I'm reading a book and there is some strange proof (strange for me) of the theorem that within each interval, no matter how small, there are rational points. Proof: we need only take a denominator $n$ large enough so that the interval $[0, \frac{1}{n}]$ is smaller than the interval $[A, B]$ in question; then at least one of the fractions $\frac{m}{n}$ must lie within the interval.
I can't understand how they figured out that $[A, B]$ contains at least one $\frac{m}{n}$ and how it's connected to the interval $[0, \frac{1}{n}]$.

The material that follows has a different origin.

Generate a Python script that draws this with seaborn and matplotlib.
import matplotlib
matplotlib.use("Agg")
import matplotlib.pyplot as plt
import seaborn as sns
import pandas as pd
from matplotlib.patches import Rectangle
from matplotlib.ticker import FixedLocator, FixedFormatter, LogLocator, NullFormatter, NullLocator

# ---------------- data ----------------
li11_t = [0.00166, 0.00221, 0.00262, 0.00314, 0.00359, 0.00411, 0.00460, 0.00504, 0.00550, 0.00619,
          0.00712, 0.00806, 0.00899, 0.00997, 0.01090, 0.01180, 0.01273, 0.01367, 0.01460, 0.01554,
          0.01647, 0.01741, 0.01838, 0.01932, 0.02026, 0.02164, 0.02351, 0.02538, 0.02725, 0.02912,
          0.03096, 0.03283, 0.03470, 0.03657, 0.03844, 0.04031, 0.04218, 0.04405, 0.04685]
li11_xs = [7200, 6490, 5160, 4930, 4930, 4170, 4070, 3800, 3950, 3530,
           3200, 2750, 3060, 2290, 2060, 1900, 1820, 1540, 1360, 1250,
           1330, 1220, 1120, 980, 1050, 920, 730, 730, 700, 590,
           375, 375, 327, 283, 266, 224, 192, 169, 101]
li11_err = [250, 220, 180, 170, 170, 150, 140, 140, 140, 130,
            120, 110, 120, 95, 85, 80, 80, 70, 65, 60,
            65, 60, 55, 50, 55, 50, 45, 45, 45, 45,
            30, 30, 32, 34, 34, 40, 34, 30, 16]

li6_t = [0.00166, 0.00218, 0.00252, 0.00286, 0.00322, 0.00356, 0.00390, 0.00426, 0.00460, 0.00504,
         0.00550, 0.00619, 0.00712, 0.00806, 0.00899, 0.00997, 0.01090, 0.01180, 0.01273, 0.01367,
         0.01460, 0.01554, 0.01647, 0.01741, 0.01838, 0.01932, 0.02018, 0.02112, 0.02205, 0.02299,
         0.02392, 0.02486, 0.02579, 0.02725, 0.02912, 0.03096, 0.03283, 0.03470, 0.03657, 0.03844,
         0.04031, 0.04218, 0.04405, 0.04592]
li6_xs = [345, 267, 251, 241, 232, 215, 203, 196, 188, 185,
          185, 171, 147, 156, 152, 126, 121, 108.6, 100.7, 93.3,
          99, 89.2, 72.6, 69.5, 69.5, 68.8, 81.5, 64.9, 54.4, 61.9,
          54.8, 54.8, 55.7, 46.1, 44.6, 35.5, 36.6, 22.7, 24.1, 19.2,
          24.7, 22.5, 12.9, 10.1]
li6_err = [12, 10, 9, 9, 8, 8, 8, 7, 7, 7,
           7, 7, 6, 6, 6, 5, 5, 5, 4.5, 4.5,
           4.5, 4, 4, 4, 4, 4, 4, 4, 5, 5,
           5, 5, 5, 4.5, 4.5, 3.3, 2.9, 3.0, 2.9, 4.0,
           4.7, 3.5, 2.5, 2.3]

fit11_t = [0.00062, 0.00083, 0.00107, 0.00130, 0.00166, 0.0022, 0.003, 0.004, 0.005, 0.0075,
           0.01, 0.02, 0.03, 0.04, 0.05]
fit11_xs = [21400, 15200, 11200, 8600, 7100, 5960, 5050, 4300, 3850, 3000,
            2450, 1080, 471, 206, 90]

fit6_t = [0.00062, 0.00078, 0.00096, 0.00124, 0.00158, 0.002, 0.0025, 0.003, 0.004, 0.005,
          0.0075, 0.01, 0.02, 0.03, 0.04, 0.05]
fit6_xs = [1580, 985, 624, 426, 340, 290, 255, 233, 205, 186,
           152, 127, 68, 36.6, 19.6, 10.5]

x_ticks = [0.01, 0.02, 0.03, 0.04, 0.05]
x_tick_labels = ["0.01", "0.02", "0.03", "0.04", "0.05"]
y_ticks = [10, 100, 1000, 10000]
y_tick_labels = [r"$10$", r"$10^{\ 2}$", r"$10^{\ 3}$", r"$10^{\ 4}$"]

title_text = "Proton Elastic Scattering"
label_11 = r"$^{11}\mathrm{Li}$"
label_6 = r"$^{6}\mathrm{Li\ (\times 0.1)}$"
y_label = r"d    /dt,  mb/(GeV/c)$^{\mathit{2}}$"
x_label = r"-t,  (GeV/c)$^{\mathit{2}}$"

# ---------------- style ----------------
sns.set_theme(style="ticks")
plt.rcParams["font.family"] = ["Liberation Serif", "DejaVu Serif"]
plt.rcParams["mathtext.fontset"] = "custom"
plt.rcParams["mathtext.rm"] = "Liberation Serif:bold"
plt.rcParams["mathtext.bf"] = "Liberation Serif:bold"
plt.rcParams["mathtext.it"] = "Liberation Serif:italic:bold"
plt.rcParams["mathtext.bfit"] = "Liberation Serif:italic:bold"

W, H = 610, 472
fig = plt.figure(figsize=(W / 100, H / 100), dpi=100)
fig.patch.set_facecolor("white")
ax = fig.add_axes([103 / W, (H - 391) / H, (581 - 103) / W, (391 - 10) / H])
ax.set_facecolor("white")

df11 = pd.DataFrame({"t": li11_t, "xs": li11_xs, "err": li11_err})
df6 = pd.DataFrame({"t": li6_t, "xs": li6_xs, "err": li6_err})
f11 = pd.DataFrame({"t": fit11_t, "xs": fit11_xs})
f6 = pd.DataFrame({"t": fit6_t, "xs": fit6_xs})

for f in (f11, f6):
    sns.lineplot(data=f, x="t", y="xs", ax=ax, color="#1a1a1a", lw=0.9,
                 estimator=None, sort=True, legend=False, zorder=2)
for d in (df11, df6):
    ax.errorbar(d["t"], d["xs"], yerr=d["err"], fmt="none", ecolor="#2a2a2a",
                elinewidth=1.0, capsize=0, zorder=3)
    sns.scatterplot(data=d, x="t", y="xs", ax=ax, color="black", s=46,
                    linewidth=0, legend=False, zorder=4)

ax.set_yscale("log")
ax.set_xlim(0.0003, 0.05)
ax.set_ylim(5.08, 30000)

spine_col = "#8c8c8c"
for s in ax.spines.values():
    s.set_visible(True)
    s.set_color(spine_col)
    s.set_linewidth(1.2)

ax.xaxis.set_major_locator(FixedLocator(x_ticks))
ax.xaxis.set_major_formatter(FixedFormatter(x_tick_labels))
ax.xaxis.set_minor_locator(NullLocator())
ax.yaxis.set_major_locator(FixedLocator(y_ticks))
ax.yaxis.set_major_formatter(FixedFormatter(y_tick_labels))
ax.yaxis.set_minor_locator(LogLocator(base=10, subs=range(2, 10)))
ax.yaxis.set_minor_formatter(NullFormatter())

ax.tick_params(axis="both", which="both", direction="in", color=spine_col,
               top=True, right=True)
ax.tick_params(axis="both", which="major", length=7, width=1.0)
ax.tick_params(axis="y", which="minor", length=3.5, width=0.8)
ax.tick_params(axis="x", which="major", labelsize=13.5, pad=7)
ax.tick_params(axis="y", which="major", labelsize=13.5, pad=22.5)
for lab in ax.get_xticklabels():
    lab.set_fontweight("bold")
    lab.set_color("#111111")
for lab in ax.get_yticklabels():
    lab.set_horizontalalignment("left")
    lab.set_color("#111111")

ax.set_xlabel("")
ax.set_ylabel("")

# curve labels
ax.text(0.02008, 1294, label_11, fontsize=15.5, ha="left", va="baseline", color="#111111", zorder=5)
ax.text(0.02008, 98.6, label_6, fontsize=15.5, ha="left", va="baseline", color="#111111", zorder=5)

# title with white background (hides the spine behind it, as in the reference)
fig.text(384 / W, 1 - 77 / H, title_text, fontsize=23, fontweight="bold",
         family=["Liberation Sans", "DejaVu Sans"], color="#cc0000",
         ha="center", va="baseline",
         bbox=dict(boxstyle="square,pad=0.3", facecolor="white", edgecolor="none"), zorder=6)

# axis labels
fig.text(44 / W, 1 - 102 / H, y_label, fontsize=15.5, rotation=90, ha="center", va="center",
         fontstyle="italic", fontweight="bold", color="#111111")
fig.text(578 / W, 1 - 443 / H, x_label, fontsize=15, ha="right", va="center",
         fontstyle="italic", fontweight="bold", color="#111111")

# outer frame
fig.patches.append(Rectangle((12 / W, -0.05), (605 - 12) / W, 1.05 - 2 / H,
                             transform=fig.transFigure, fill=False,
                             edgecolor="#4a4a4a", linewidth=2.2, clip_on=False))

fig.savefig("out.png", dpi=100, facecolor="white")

Given a natural number $n$, if no fraction with denominator $n$ is contained in $[A,B]$, then there is a fraction $\frac mn$ which is the largest one which is below $[A,B]$ (meaning $\frac mn< A$), and in addition we have that the next fraction with denominator $n$, which is $\frac{m+1}n$, must be above $[A,B]$ (meaning $B<\frac{m+1}n$).

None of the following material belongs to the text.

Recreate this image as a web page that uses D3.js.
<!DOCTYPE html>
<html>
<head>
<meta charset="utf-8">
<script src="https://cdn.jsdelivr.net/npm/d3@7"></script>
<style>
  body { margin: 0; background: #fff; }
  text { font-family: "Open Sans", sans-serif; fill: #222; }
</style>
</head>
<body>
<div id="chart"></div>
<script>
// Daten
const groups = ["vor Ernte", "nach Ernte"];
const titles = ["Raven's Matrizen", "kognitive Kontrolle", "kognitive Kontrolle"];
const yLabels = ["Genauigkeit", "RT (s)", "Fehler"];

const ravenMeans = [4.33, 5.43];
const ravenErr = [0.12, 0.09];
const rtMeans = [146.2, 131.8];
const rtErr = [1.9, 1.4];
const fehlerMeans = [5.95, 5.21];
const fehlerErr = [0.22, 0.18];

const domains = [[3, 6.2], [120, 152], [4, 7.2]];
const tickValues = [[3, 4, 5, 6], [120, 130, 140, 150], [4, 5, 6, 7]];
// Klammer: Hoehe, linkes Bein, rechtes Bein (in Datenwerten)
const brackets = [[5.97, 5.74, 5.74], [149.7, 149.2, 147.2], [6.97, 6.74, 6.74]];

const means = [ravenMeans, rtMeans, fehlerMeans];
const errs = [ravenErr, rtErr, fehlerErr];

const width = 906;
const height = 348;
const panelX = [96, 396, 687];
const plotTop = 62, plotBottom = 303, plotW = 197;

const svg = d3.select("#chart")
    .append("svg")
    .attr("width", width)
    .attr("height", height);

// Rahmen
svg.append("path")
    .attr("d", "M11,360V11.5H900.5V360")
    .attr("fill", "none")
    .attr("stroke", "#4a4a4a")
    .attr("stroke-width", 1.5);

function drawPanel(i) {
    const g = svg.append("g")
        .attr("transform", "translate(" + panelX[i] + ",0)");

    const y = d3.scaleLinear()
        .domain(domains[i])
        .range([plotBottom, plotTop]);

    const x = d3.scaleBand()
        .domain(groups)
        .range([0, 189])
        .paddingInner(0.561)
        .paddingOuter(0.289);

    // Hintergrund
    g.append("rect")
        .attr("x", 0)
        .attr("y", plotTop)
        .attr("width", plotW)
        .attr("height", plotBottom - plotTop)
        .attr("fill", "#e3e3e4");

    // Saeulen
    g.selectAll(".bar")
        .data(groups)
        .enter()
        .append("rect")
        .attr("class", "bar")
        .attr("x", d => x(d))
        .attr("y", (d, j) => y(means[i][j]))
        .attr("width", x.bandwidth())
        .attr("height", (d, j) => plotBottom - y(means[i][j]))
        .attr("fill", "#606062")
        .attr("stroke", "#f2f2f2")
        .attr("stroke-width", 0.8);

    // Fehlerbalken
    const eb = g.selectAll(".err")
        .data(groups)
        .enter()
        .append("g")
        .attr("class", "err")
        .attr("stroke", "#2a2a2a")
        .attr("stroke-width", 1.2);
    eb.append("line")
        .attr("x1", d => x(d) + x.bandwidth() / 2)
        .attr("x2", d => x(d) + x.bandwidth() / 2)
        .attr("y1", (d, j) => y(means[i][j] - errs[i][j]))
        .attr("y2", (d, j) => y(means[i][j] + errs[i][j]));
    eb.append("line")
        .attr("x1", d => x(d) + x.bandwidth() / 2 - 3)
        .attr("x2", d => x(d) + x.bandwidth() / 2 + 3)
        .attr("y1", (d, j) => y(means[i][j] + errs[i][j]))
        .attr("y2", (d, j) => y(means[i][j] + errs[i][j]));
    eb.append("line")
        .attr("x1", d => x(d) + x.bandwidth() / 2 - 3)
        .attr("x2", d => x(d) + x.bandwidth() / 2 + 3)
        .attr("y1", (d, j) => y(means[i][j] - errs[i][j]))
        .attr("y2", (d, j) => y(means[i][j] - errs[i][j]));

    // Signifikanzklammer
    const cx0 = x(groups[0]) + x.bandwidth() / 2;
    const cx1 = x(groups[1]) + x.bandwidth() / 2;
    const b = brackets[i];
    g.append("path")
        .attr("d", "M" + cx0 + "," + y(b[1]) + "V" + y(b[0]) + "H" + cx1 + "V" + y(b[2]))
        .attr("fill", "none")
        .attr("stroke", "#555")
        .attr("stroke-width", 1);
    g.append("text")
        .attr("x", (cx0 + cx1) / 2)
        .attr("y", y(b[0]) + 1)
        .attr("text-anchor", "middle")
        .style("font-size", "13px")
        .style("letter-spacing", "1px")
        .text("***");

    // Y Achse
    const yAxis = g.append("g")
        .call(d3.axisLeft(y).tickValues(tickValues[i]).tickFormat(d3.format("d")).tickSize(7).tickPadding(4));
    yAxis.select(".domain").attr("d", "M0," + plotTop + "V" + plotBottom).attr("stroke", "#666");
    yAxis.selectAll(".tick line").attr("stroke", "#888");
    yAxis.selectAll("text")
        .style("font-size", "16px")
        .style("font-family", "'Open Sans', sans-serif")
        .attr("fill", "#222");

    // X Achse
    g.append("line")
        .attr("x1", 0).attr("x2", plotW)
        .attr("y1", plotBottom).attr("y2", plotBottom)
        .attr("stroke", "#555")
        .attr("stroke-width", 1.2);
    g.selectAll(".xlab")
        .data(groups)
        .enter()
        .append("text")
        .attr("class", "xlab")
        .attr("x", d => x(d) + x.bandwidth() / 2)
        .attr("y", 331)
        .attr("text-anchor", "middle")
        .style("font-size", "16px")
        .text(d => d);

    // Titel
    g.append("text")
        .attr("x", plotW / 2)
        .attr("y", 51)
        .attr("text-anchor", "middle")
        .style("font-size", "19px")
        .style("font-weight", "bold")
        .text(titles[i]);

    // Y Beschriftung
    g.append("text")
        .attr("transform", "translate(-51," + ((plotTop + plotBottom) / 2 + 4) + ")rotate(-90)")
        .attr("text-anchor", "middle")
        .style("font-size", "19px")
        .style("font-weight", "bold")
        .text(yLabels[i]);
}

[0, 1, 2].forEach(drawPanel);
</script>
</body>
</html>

Note take those two inequalities, and add them together, left side with left side, and right side with right side, and get $$ \frac mn+B<\frac{m+1}n +A\\ B-A<\frac{m+1}n-\frac mn=\frac1n $$ meaning that $[A,B]$ is smaller than $[0,\frac1n]$.
Reversing this (using the so-called contrapositive), it means that if $[0,\frac1n]$ is no larger than $[A,B]$, then there must be a fraction of the form $\frac mn$ in the interval $[A,B]$.